Se ha estrenado la película más reciente de Paul Urkijo Alijo, un director que ya sorprendió con Errementari y que adora la mezcla entre la historia real y la fantasía. Pero nada es comparable con la grandeza de lo que ha hecho en Irati.
Existen en la filmografía española muy pocos ejemplos de algo así. Irati mezcla sabiamente la narración histórica con la fantasía proveniente de la mitología vasca, y lo hace de un modo tan cohesionado que al espectador le llega a extrañar que nunca le hubieran explicado la batalla de Roncesvalles de esta forma.
Porque toda la trama se origina ahí, en una guerra que llega a su fin por medio de un pacto mágico que tendrá consecuencias imprevistas, y que pone sobre la mesa un conflicto universal: el enfrentamiento entre las dos religiones que en ese momento pugnaban por dominar la Península Ibérica —el cristianismo y el islam—, y la resistencia a desaparecer por parte de las viejas creencias locales, una religión tan antigua y tan arraigada en su gente como las otras, pero que ve sin remedio cómo sus días se acaban. Esa lucha se hará más patente aún en la conciencia del protagonista, educado como noble y testigo de un cambio de época del que tiene que ser artífice de manera forzosa, aunque en determinados momentos le habría gustado huir y pensar solo en sí mismo y en su felicidad.
Irati es pura fantasía histórica, como ya había sido Errementari, la anterior película de Paul Urkijo Alijo, que aquí vuelve a trabajar como guionista, esta vez en solitario. La historia proviene de El ciclo de Irati, el cómic de Jon Muñoz Otaegi y Juan Luis Landa que recopiló la editorial Glénat en un precioso volumen integral en 2004, y que el cineasta ha necesitado seis años para trasladar a la pantalla. Y ese esfuerzo se nota en cada imagen, no solo en los impresionantes efectos especiales para representar lamias, gigantes y diosas, sino también en los rodajes mayoritariamente en exteriores, en las túnicas, las armas y las cotas de malla. En las manos sucias y los dientes negros, en las ropas carcomidas y manchadas de humedad, en el fuego que quema, las heridas que sangran y las cuevas donde da pavor meterse.
Esta película era necesaria en nuestro cine, no solo por esa espectacularidad que parecía vedada, y que aquí se muestra con un realismo sobrecogedor, sino también por la defensa de una mitología propia que solo ha llegado a las obras de ficción en casos contadísimos.
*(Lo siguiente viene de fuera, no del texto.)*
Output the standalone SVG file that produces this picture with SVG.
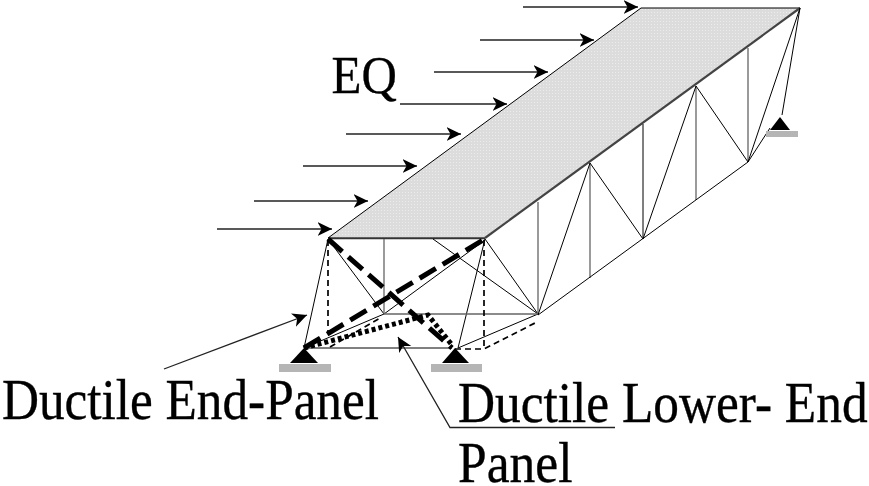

Mientras las leyendas nórdicas o grecorromanas se han difundido en tal cantidad de creaciones que sería imposible enumerarlas, las mitologías propias de otras tierras han sido olvidadas con frecuencia o incluso tratadas con cierta condescendencia. Pero eso está cambiando en las últimas décadas, y los escritores cada vez se vuelcan en mayor medida hacia terrenos poco frecuentados, como está pasando con el afrofuturismo o la afrofantasía. Nuevas escalas de valores, nuevos dioses para regenerar unas historias que parecían ya un poco anquilosadas.
Y, si es por mitologías, la Península Ibérica cuenta con algunas de las más antiguas, profundas, complejas y enraizadas que pueda haber, con ejemplos tan sobresalientes como la mitología vasca, gallega o cántabra, de las que empieza a haber muestras en novela y cine que han obtenido el favor del público.
El éxito de Irati en Euskadi ha sido fabuloso y todo apunta a que se convertirá en una de esas películas eternas de las que pasan años y se sigue hablando con fervor. De esas que tienen seguidores entregados que vuelven a verla una y otra vez, conocen hasta el más mínimo detalle y esperan ansiosos la siguiente obra de su director, porque saben que encontrarán en ella emoción, realismo y un respeto envidiable por las creencias de su tierra, que de este modo se convierte en la tierra de todos.